70 . Moreover, it must be observed that the obligation laid down by Article 4(1) of Directive 2004/83 to submit all elements needed to substantiate the application for international protection 'as soon as possible' is tempered by the requirement imposed on the competent authorities, under Article 13(3)(a) of Directive 2005/85 and Article 4(3) of Directive 2004/83 to conduct the interview taking account of the personal or general circumstances surrounding the application, in particular, the vulnerability of the applicant, and to carry out an individual assessment of the application, taking account of the individual position and personal circumstances of each applicant.
71 . Thus, to hold that an applicant for asylum is not credible, merely because he did not reveal his sexual orientation on the first occasion that he was given to set out the grounds of persecution, would be to fail to have regard to the requirement referred to in the previous paragraph."
12. Mr Mullen readily conceded that without even referring to the Court of Justice decision that for the appellant, taking account of her arrival as a minor, it was understandable that she might be reticent with regard to her orientation and there were legal and practical reasons why there had not been earlier disclosure. He considered that her right to a fair hearing had been curtailed and conceded error of law on the basis that there had been an absence of a fair hearing.

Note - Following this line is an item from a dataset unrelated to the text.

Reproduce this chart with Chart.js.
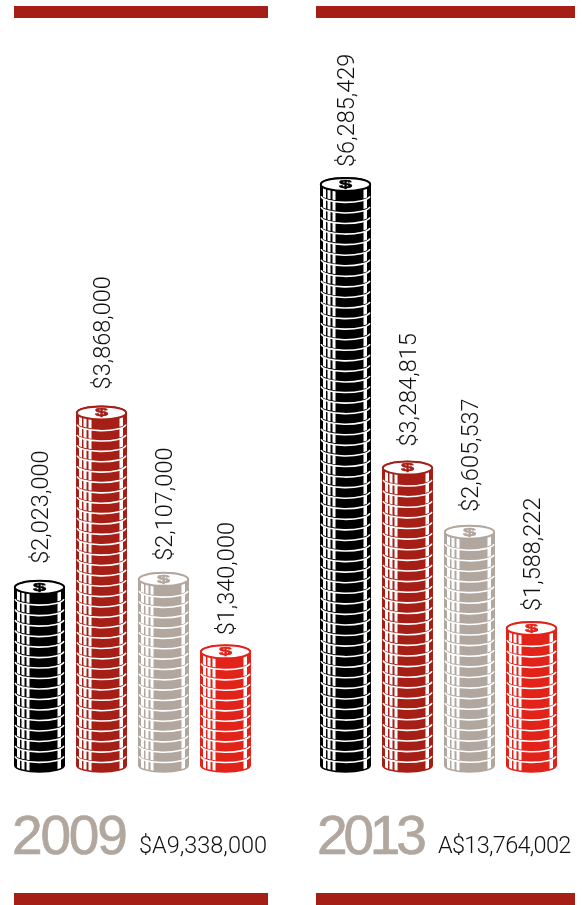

13. That being so I find the First-tier Tribunal erred in law in respect of its consideration of the appellant's sexual orientation and remit the case for a further hearing by the First-tier Tribunal in the light of the credibility assessment which it needs to undertake. The sole issue to be determined before the First-tier Tribunal is in respect of the appellant's orientation and any risk that she might face in China. In the event that the appellant wishes to rely on Article 8 in respect to her private life having since broken up with her partner, it will be a matter for her to amend the grounds of appeal before the First-tier Tribunal with sufficient detail to identify the issues that are to be determined.
NOTICE OF DECISION
The decision of the First-tier Tribunal is set aside for error of law and the appeal is remitted to the First-tier Tribunal for its further consideration.